Es heißt hier nicht: "Selig seid ihr Armen". Was arm sein bedeutet, wird dort noch ein wenig präzisiert. Bei Matthäus steht: "Selig, die arm sind vor Gott!" oder wie man es früher weit wörtlicher übersetzt hat: "Selig die Armen im Geiste."
Und dieser Zusatz ist ein ganz wichtiger Hinweis. Er macht deutlich, dass Armut im Sinne des Evangeliums nicht einfach eine Frage des Habens oder Nichthabens ist. Er macht deutlich, dass es auch hier auf den Geist, auf die Gesinnung ankommt.
Die Armen im Geist, das meint ja nicht die geistig Zurückgebliebenen, die, die etwa arm an Geist sind. Es meint die, die im Geist, in ihrer Gesinnung, die Armut leben.
Es kommt dem Matthäusevangelium offenbar nicht so sehr darauf an, dass ich nichts habe, es kommt ihm nicht einmal darauf, was ich habe. Es kommt ihm darauf an, wie ich etwas habe.
Die Armen im Geiste, das sind Menschen, die nicht am Besitz kleben, die sich von dem, was sie haben, nicht gefangen nehmen lassen, deren Gedanken eben nicht um ihren Besitz kreisen; und die deshalb, wenn jemand etwas braucht, auch ohne Schwierigkeiten geben können, die von ihrem Besitz lassen können, weil es ihnen nicht weh tut, weil ihr Herz an dem, was sie besitzen, absolut nicht hängt.
Arm zu sein im Geiste, das bedeutet, das, was ich habe, so zu haben, als hätte ich es nicht.
Damit macht Matthäus deutlich, dass es nie nur darum gehen kann, rein äußerlich aufzurechnen. So nach dem Motto: Der da hat nichts, er kommt deshalb automatisch in den Himmel, und der hat viel - also auf Wiedersehen in der Hölle. So einfach geht es nicht: Auf den Geist kommt es an.
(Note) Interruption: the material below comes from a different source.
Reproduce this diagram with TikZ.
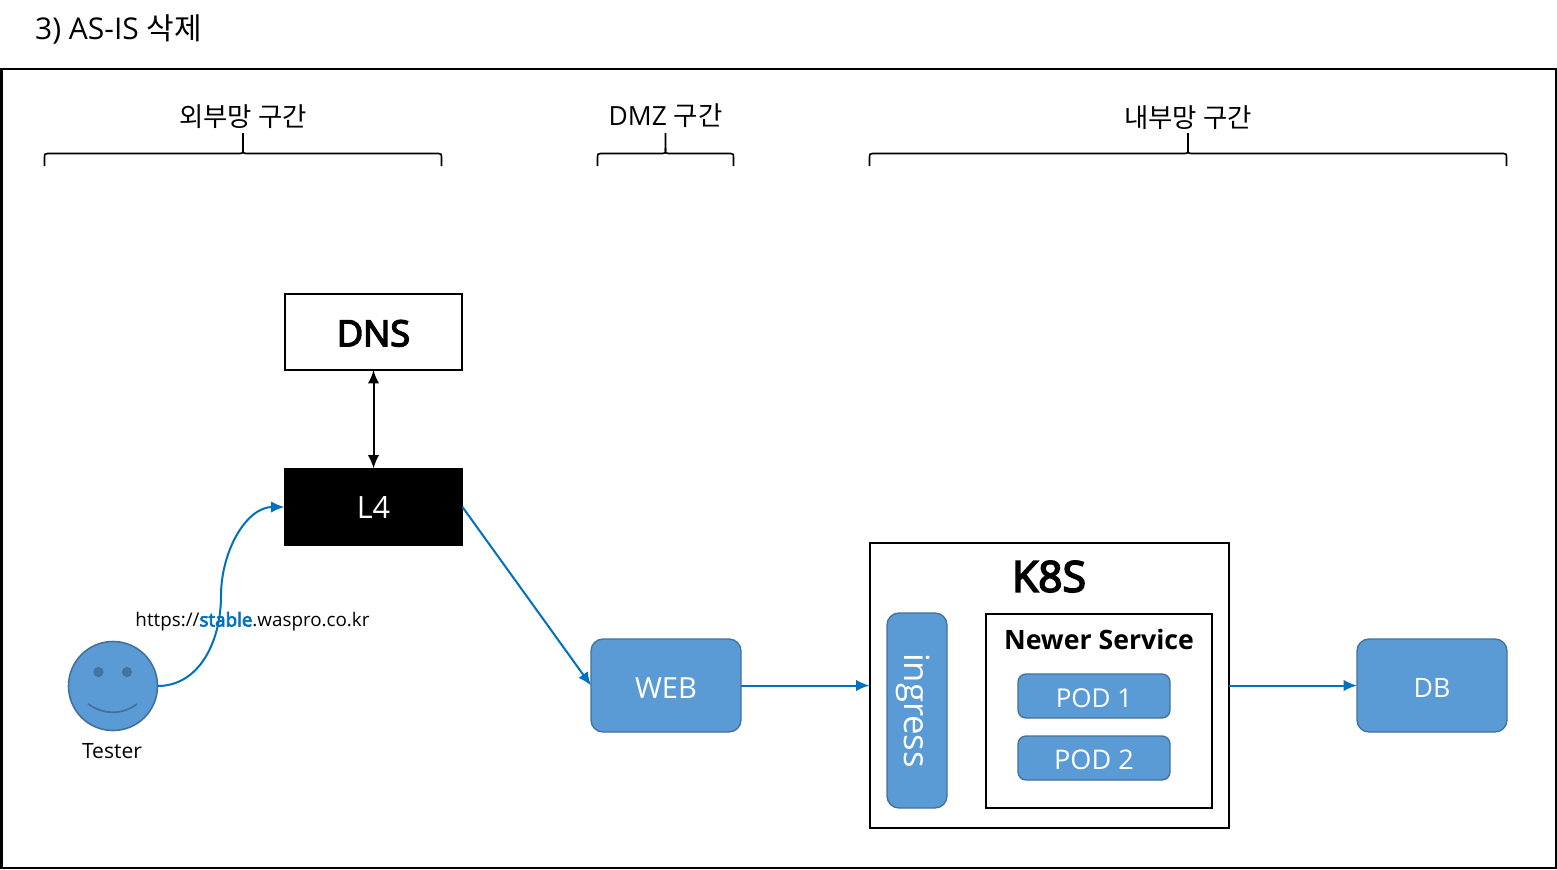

Es gibt Arme, die überhaupt nichts haben, und dennoch als Menschen unausstehlich sind - und die werden sich dafür auch verantworten müssen. Und es gibt Reiche, die arm sind im Geist, die sich den Blick für den Menschen bewahrt haben, und die sich darum mühen, dass es am Ende letztlich allen besser geht - und die, die sind selig, selig im Sinne Jesu Christi, und denen gehört auch das Reich Gottes. Davon bin ich zumindest vollkommen überzeugt.
Amen.
(gehalten am 1. November 2001 in der Peters- und Pauluskirche, Bruchsal)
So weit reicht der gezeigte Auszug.